I think Aemony might be right here, I can’t really tell if I completely stopped and closed Special K before launching Modern Warfare again. I just remember that I tried getting Yakuza 0 to run with HDR and playing Modern Warfare after that, but I hit “exit” on Special K. Didn’t know that I had to manually stop the service aswell, should have looked further into it. My bad.

Well, and that’s really the only thing I could imagine messing the with anti cheat technology. I just wish Activision wouldn’t be such assholes about it. I was disconnected mid game and then it just says “Your account has been permantly banned” when I try to start the game again. I can’t even access the offline content anymore, no singleplayer campaign - nothing. Spent 60 bucks on the game at launch and bought into several seasons of the battle pass - now I’m locked out of everything without the chance of any support from Activision - guilty without trial. You don’t get any information, no mail, no contacts, nothing. Take it and ■■■■ off. Needless to say I won’t be ever buying anything from them. But that’s another story.

Again, thanks for all the answers and help I got here, will make sure I completely stop the Special K process in the future. This never happened to me before, and I’m way over 30 and been playing multiplayer games since the first Unreal Tournament…

Same sort of thing happened to me as well… twice: Once in Battlefield 3 and once in League of Legends… And it made me never buy any EA game or Riot games game ever again.

BF3… I’m a dutchman and moved around the world a lot for my work… So I happen to live in Johannesburg-South Africa for 2 years without a stable internet connection so never played any multiplayer games. Apparently I got hacked in those 2 years, because when I wanted to play online again I was unable to do so, punkbuster citing me that I had cheated… after a long and winding discussion I still am unable to play online.

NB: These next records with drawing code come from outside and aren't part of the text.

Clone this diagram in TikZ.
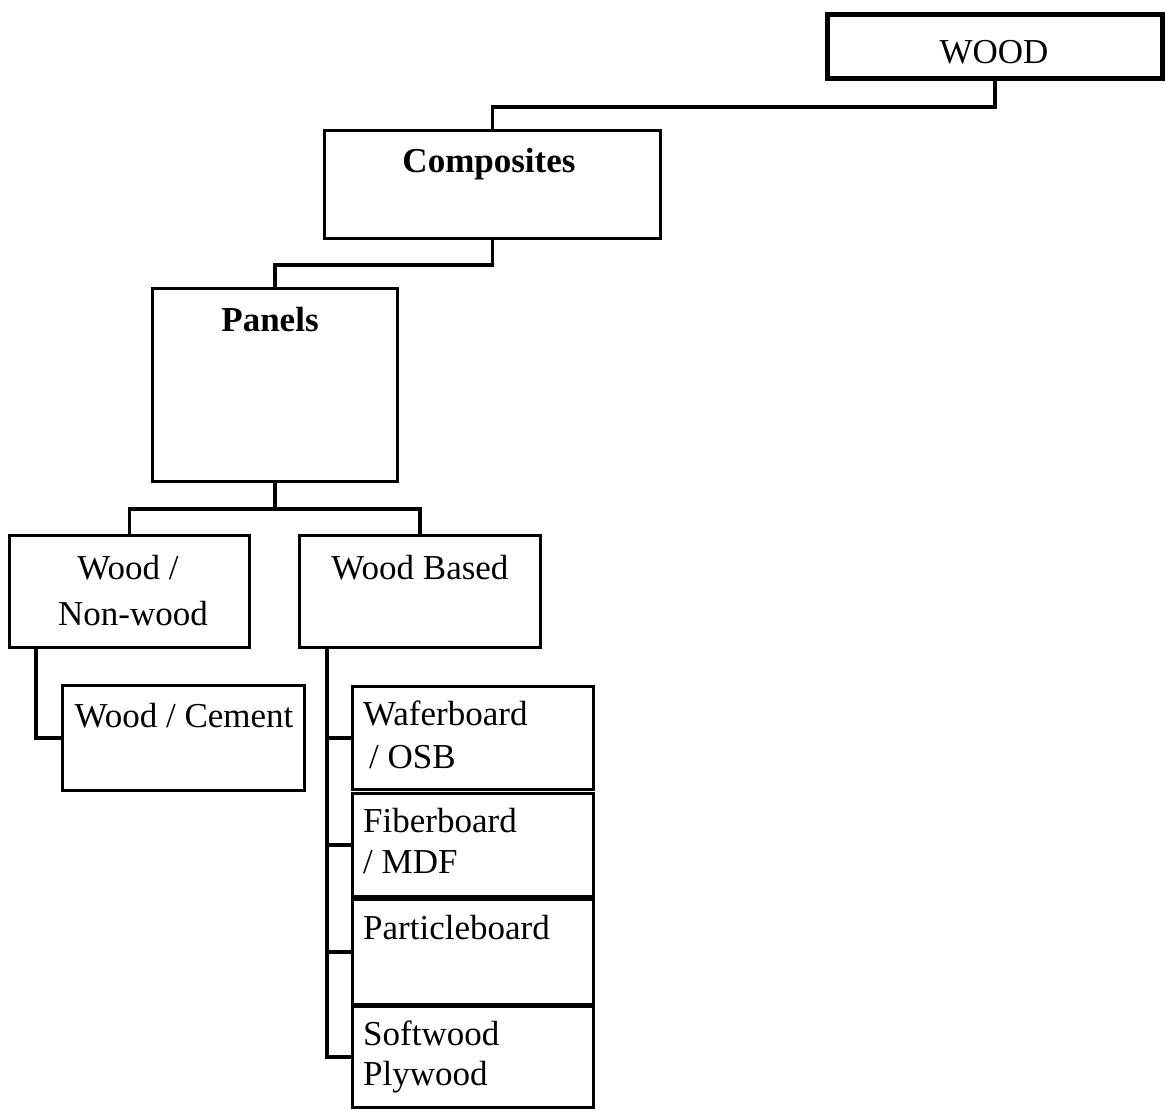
\documentclass[tikz,border=0pt]{standalone}
\usepackage{fontspec}
\setmainfont{Liberation Serif}
\usetikzlibrary{calc}
\begin{document}
\begin{tikzpicture}[x=1pt,y=-1pt,
  box/.style={draw=black,line width=3pt,rectangle,inner sep=0pt,anchor=north west},
  rootbox/.style={box,line width=5pt},
  link/.style={draw=black,line width=3.5pt},
  label/.style={inner sep=0pt,font=\fontsize{35}{42}\selectfont},
  boldlabel/.style={label,font=\fontsize{35}{42}\selectfont\bfseries}]
\useasboundingbox (0,0) rectangle (1166,1109);

% boxes
\node[rootbox,minimum width=335pt,minimum height=64pt] (wood) at (825,12) {};
\node[box,minimum width=336pt,minimum height=108pt] (comp) at (323,129) {};
\node[box,minimum width=245pt,minimum height=193pt] (panels) at (151,287) {};
\node[box,minimum width=240pt,minimum height=112pt] (wnw) at (8,534) {};
\node[box,minimum width=241pt,minimum height=112pt] (wb) at (298,534) {};
\node[box,minimum width=242pt,minimum height=105pt] (wc) at (61,684) {};
\node[box,minimum width=241pt,minimum height=103pt] (wafer) at (351,685) {};
\node[box,minimum width=241pt,minimum height=103pt] (fiber) at (351,792) {};
\node[box,minimum width=241pt,minimum height=105pt] (particle) at (351,898) {};
\node[box,minimum width=241pt,minimum height=101pt] (soft) at (351,1005) {};

% texts
\node[label,anchor=base] (t-wood) at (994,63) {WOOD};
\node[boldlabel,anchor=base] (t-comp) at (489,172) {Composites};
\node[boldlabel,anchor=base] (t-panels) at (270,331) {Panels};
\node[label,anchor=base] (t-wnw1) at (128,579) {Wood /};
\node[label,anchor=base] (t-wnw2) at (133,625) {Non-wood};
\node[label,anchor=base] (t-wb) at (420,579) {Wood Based};
\node[label,anchor=base] (t-wc) at (184,727) {Wood / Cement};
\node[label,anchor=base west] (t-wafer1) at (363,725) {Waferboard};
\node[label,anchor=base west] (t-wafer2) at (369,768) {/ OSB};
\node[label,anchor=base west] (t-fiber1) at (363,832) {Fiberboard};
\node[label,anchor=base west] (t-fiber2) at (363,873) {/ MDF};
\node[label,anchor=base west] (t-particle) at (363,939) {Particleboard};
\node[label,anchor=base west] (t-soft1) at (363,1045) {Softwood};
\node[label,anchor=base west] (t-soft2) at (363,1085) {Plywood};

% connectors
\draw[link] (wood.south) -- ++(0,26) -| (comp.north);
\draw[link] (comp.south) -- ++(0,25) -| (panels.north);
\draw[link] (panels.south) -- ++(0,26) coordinate (split);
\draw[link] (wnw.north) |- (split) -| (wb.north);
\draw[link] ($(wnw.south west)+(28,0)$) |- (wc.west);
\coordinate (trunk) at ($(wb.south west)+(29,0)$);
\draw[link] (trunk) |- (soft.west);
\draw[link] (trunk |- wafer.west) -- (wafer.west);
\draw[link] (trunk |- fiber.west) -- (fiber.west);
\draw[link] (trunk |- particle.west) -- (particle.west);
\end{tikzpicture}
\end{document}
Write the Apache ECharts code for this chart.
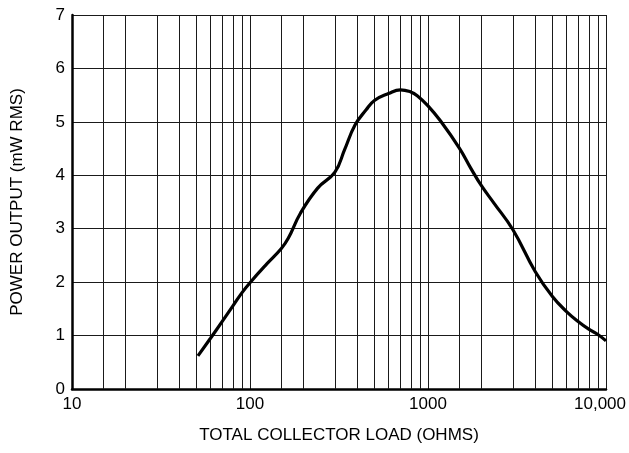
<!DOCTYPE html>
<html>
<head>
<meta charset="utf-8">
<script src="https://cdn.jsdelivr.net/npm/echarts@6/dist/echarts.min.js"></script>
<style>
html,body{margin:0;padding:0;background:#fff;}
#chart{width:629px;height:453px;}
</style>
</head>
<body>
<div id="chart"></div>
<script>
// Curve: total collector load (ohms) vs power output (mW RMS)
const loadOhms = [51, 60, 70, 80, 90, 100, 125, 150, 164, 192, 240, 300, 340, 389, 448, 500, 600, 700, 800, 870, 1000, 1174, 1500, 1741, 2000, 2346, 3000, 4000, 5000, 6000, 7000, 8000, 9000, 10000];
const powerMw  = [0.62, 0.95, 1.27, 1.55, 1.80, 1.99, 2.35, 2.63, 2.82, 3.29, 3.76, 4.06, 4.48, 4.94, 5.22, 5.40, 5.53, 5.60, 5.56, 5.49, 5.30, 5.02, 4.51, 4.13, 3.80, 3.48, 2.98, 2.2, 1.73, 1.45, 1.26, 1.12, 1.02, 0.9];

// Extra vertical grid lines of the log paper
const minorGrid = [15, 20, 30, 40, 50, 60, 70, 80, 90, 150, 200, 300, 400, 500, 600, 700, 800, 900, 1500, 2000, 3000, 4000, 5000, 6000, 7000, 8000, 9000];

const xTicks = [10, 100, 1000, 10000];
const xTickLabels = ['10', '100', '1000', '10,000'];
const yTicks = [0, 1, 2, 3, 4, 5, 6, 7];

const xTitle = 'TOTAL COLLECTOR LOAD (OHMS)';
const yTitle = 'POWER OUTPUT (mW RMS)';

const FONT = '"Liberation Sans", Arial, sans-serif';
const chart = echarts.init(document.getElementById('chart'), null, {renderer: 'canvas'});

chart.setOption({
  animation: false,
  backgroundColor: '#fff',
  grid: {left: 72, right: 23, top: 15, bottom: 64},
  xAxis: {
    type: 'log',
    logBase: 10,
    min: xTicks[0],
    max: xTicks[xTicks.length - 1],
    name: xTitle,
    nameLocation: 'middle',
    nameGap: 38,
    nameTextStyle: {fontFamily: FONT, fontSize: 17, color: '#000'},
    axisLine: {show: true, onZero: false, lineStyle: {color: '#000', width: 2.5}},
    axisTick: {show: false},
    splitLine: {show: true, lineStyle: {color: '#1a1a1a', width: 1}},
    axisLabel: {
      fontFamily: FONT, fontSize: 17, color: '#000', margin: 7,
      formatter: function (v) {
        const i = xTicks.indexOf(v);
        const s = i >= 0 ? xTickLabels[i] : '';
        return i === xTicks.length - 1 ? '{last|' + s + '}' : s;
      },
      rich: {last: {fontFamily: FONT, fontSize: 17, color: '#000', padding: [0, 12, 0, 0]}}
    }
  },
  yAxis: {
    type: 'value',
    min: yTicks[0],
    max: yTicks[yTicks.length - 1],
    interval: 1,
    name: yTitle,
    nameLocation: 'middle',
    nameGap: 46,
    nameTextStyle: {fontFamily: FONT, fontSize: 17, color: '#000'},
    axisLine: {show: true, lineStyle: {color: '#000', width: 2.5}},
    axisTick: {show: false},
    splitLine: {show: true, lineStyle: {color: '#1a1a1a', width: 1}},
    axisLabel: {fontFamily: FONT, fontSize: 17, color: '#000', margin: 7}
  },
  series: [
    {
      type: 'line',
      data: [],
      z: 1,
      silent: true,
      markLine: {
        silent: true,
        symbol: ['none', 'none'],
        label: {show: false},
        animation: false,
        lineStyle: {type: 'solid', color: '#1a1a1a', width: 1},
        data: minorGrid.map(v => ({xAxis: v}))
      }
    },
    {
      type: 'line',
      z: 5,
      data: loadOhms.map((x, i) => [x, powerMw[i]]),
      smooth: 0.45,
      showSymbol: false,
      symbol: 'none',
      lineStyle: {color: '#000', width: 3.2}
    }
  ]
});
</script>
</body>
</html>
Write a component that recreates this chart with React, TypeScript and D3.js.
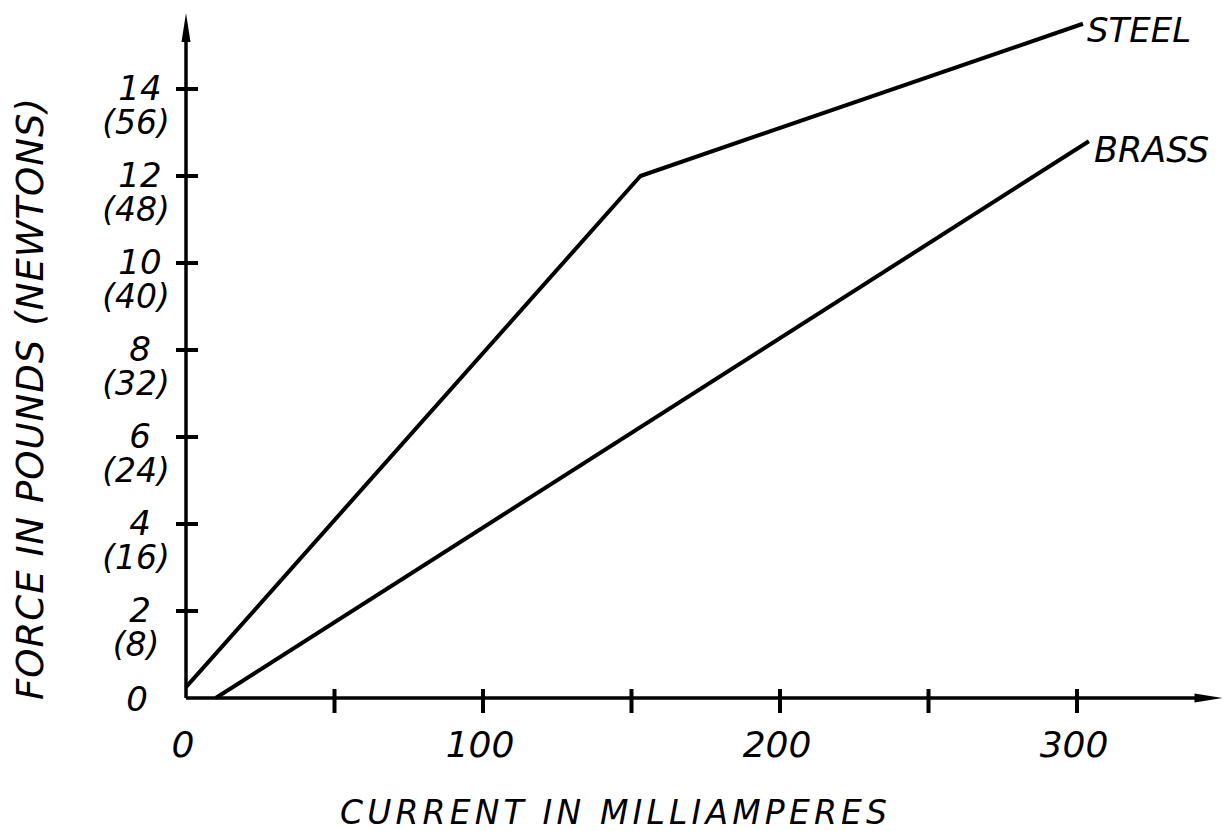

LoL… Got hacked… the hacker used my account to play the game and buy skins and I don’t know what… the skins were paid for with a stolen credit card. Account got blocked… After a hiatus of not playing due to me being in Jo’burg I finally meet up with my IRL friends and they asked me to play LoL with them… I try to log in > not possible… I start a dispute: yup… got hacked, hacker paid with an uncovered credit card… please pay up 300 euro for the skins THE HACKER bought and get your account back… I told them to remove the skins, they say they can’t do that. I told them to go put my account somewhere the light doesn’t shine and ■■■■ off out of my life… never touched any RIOT games game ever again… and to think that I was there when they started out in 2009…

This stuff really sucks. In the hundreds of hours that I played I encountered cheaters almost daily, they basically run free. But I, as a mediocre player, with mediocre stats, get banned and don’t get any chance to appeal. Now it also seems like I can’t even post in the subreddit about it any more, my posts need to get approved by mods all of a sudden, which they don’t. It’s a giant shit show, really. Activision supports also ignores me on twitter. Amazing.

Make sure you have all of this sort of stuff unloaded before you play any online, From Software game, too (except DS1 PTDE or DS2), because they also use aggressive “cheat” detection, and we similarly get zero explanation of what it’s looking for or consideration of exceptions. At least in those cases, you just get shunted out of the “legit” matchmaking pool and into the cheaters’ one; you aren’t banned from online interaction entirely.